Defendant attempts to discredit surveyor Krause’s entire testimony because he admitted his survey was incorrect with respect to the true southern line of Lizzio’s property. However, Krause only claimed that his survey was correct with respect to the legal description he was given and not that the legal description was ultimately correct. It was not unreasonable for the court to accept the rest of Krause’s testimony as an expert witness and base its ruling on that testimony.

It is clear from the testimony, and defendant does not dispute, that if Krause’s survey was accepted as correct rather than Bradfield’s with respect to Balding’s property, then Balding’s property borders the pond. It was not unreasonable for the court to so find. The trial judge did not err in finding Balding’s property riparian to the pond.

Defendant also claims the trial court committed reversible error in allowing David Tyson to give opinions not disclosed in either party’s Supreme Court Rules 213(f) and (g) (177 Ill. 2d Rs. 213(f), (g)) answers. As the trial court stated during trial, Tyson was called by defendant, not plaintiffs. Tyson’s opinions were given on cross-examination and the subject of the opinions was within the scope of the direct examination. Defendant opened the door and cannot now object to what he found.

*707Defendant also claims plaintiffs’ attorney made binding admissions that should have forced the court to dismiss the Hasselbrings’ claim. Defendant claims that plaintiffs’ attorney admitted the Hasselbrings would lose their claim if surveyor David Tyson’s survey agreed with defendant’s survey. The trial court found the statements in question to be merely tentative in nature and not binding. We agree and note that plaintiffs’ attorney made no admission of any fact relevant to the outcome of the case.

Defendant next contends that plaintiffs should be barred from seeking an injunction because of unclean hands. When a party contends that an injunction should not be granted because a party has not come with clean hands, it must be shown that the plaintiff is, in fact, guilty of fraud or bad faith toward those making the contention. Rosehill Cemetery Co. v. City of Chicago, 352 Ill. 11, 185 N.E. 170 (1933). The defendant has failed to show that any of either plaintiffs acts amounted to fraud or bad faith.

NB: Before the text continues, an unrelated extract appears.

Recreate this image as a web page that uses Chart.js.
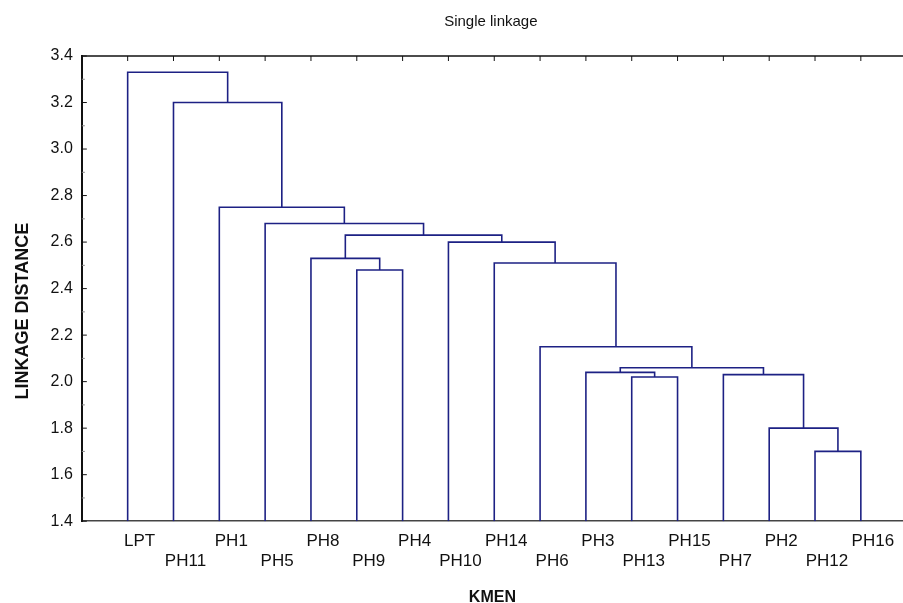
<!DOCTYPE html>
<html>
<head>
<meta charset="utf-8">
<script src="https://cdn.jsdelivr.net/npm/chart.js@4"></script>
<style>
  html, body { margin: 0; padding: 0; background: #ffffff; }
  #wrap { width: 903px; height: 603px; }
</style>
</head>
<body>
<div id="wrap"><canvas id="c" width="903" height="603"></canvas></div>
<script>
// ---- Data ----
const leaves = ['LPT','PH11','PH1','PH5','PH8','PH9','PH4','PH10','PH14','PH6','PH3','PH13','PH15','PH7','PH2','PH12','PH16'];
// linkage: node ids 0..16 are leaves, 17+ are merged clusters (in order)
const mergeLeft   = [15, 14, 11, 13, 10, 21,  9,  5,  8,  4,  7, 26,  3,  2,  1,  0];
const mergeRight  = [16, 17, 12, 18, 19, 20, 22,  6, 23, 24, 25, 27, 28, 29, 30, 31];
const mergeHeight = [1.70, 1.80, 2.02, 2.03, 2.04, 2.06, 2.15, 2.48, 2.51, 2.53, 2.60, 2.63, 2.68, 2.75, 3.20, 3.33];
const yMin = 1.4, yMax = 3.4, yStep = 0.2;

// ---- Build dendrogram segments from linkage ----
const nodeX = leaves.map((_, i) => i + 1);
const nodeH = leaves.map(() => yMin);
const datasets = [];
const lineColor = '#1d2184';
for (let k = 0; k < mergeHeight.length; k++) {
  const a = mergeLeft[k], b = mergeRight[k], h = mergeHeight[k];
  const xa = nodeX[a], xb = nodeX[b];
  datasets.push({
    data: [{x: xa, y: nodeH[a]}, {x: xa, y: h}, {x: xb, y: h}, {x: xb, y: nodeH[b]}],
    borderColor: lineColor,
    borderWidth: 1.6,
    pointRadius: 0,
    showLine: true,
    fill: false,
    tension: 0
  });
  nodeX.push((xa + xb) / 2);
  nodeH.push(h);
}

const FONT = "'Liberation Sans', Arial, sans-serif";

// Frame details: top border with inward ticks, inward y ticks
const framePlugin = {
  id: 'frame',
  afterDraw(chart) {
    const {ctx, chartArea: ca, scales} = chart;
    ctx.save();
    ctx.strokeStyle = '#111';
    ctx.lineWidth = 1.6;
    ctx.beginPath();
    ctx.moveTo(ca.left, ca.top);
    ctx.lineTo(ca.right, ca.top);
    ctx.stroke();
    ctx.lineWidth = 1;
    ctx.beginPath();
    leaves.forEach((_, i) => {
      const px = scales.x.getPixelForValue(i + 1);
      ctx.moveTo(px, ca.top);
      ctx.lineTo(px, ca.top + 5);
    });
    for (let v = yMin; v <= yMax + 1e-9; v += yStep) {
      const py = scales.y.getPixelForValue(v);
      ctx.moveTo(ca.left, py);
      ctx.lineTo(ca.left + 5, py);
    }
    ctx.stroke();
    ctx.strokeStyle = '#888';
    ctx.beginPath();
    for (let v = yMin + yStep / 2; v < yMax; v += yStep) {
      const py = scales.y.getPixelForValue(v);
      ctx.moveTo(ca.left, py);
      ctx.lineTo(ca.left + 3, py);
    }
    ctx.stroke();
    ctx.restore();
  }
};

new Chart(document.getElementById('c'), {
  type: 'scatter',
  data: { datasets },
  options: {
    responsive: false,
    animation: false,
    events: [],
    layout: { padding: { left: 12, right: 0, top: 0, bottom: 0 } },
    plugins: {
      legend: { display: false },
      tooltip: { enabled: false },
      title: {
        display: true,
        text: '\u00A0'.repeat(16) + 'Single linkage',
        color: '#111',
        font: { family: FONT, size: 15, weight: 'normal', lineHeight: 1.2 },
        padding: { top: 13, bottom: 25 }
      }
    },
    scales: {
      x: {
        type: 'linear',
        position: 'bottom',
        min: 0,
        max: 17.92,
        afterBuildTicks(scale) {
          scale.ticks = leaves.map((_, i) => ({ value: i + 1 }));
        },
        grid: { display: true, drawOnChartArea: false, drawTicks: false },
        border: { display: true, color: '#444', width: 1.5 },
        ticks: {
          autoSkip: false,
          maxRotation: 0,
          minRotation: 0,
          padding: 10,
          labelOffset: 12,
          color: '#111',
          font: { family: FONT, size: 17, lineHeight: 1.2 },
          callback: (v) => {
            const i = Math.round(v) - 1;
            const name = leaves[i];
            if (name === undefined) return '';
            return i % 2 === 0 ? name : ['', name];
          }
        },
        title: {
          display: true,
          text: 'KMEN',
          color: '#111',
          font: { family: FONT, size: 16, weight: 'bold', lineHeight: 1.0 },
          padding: { top: 8, bottom: -3 }
        }
      },
      y: {
        type: 'linear',
        min: yMin,
        max: yMax,
        grid: { display: true, drawOnChartArea: false, drawTicks: false },
        border: { display: true, color: '#111', width: 2 },
        ticks: {
          stepSize: yStep,
          padding: 9,
          color: '#111',
          font: { family: FONT, size: 16 },
          callback: (v) => Number(v).toFixed(1)
        },
        title: {
          display: true,
          text: 'LINKAGE DISTANCE' + '\u00A0'.repeat(9),
          color: '#111',
          font: { family: FONT, size: 18, weight: 'bold', lineHeight: 1.2 },
          padding: { top: 0, bottom: 8 }
        }
      }
    }
  },
  plugins: [framePlugin]
});
</script>
</body>
</html>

Defendant also claims that the trial court erred in denying the counterclaim seeking to enjoin and eject plaintiffs from her pond and to quiet title to her land. We find that because the issuance of the permanent injunction was proper, dismissal of the counterclaim was correct.

It is unnecessary for us to examine whether the trial court used sections 13 — 114 and 13 — 118 of the Code of Civil Procedure (735 ILCS 5/13 — 114, 13 — 118 (West 2000)) in error, whether plaintiff Balding’s affirmative counterdefenses were improperly used as a basis for the injunction, and whether plaintiffs’ acquiescence argument was properly raised because we find that the trial court’s ruling was sufficiently supported by the evidence.

We affirm the judgment of the circuit court of Iroquois County imposing a permanent injunction.

Affirmed.

LYTTON, EJ., and BRESLIN, J., concur.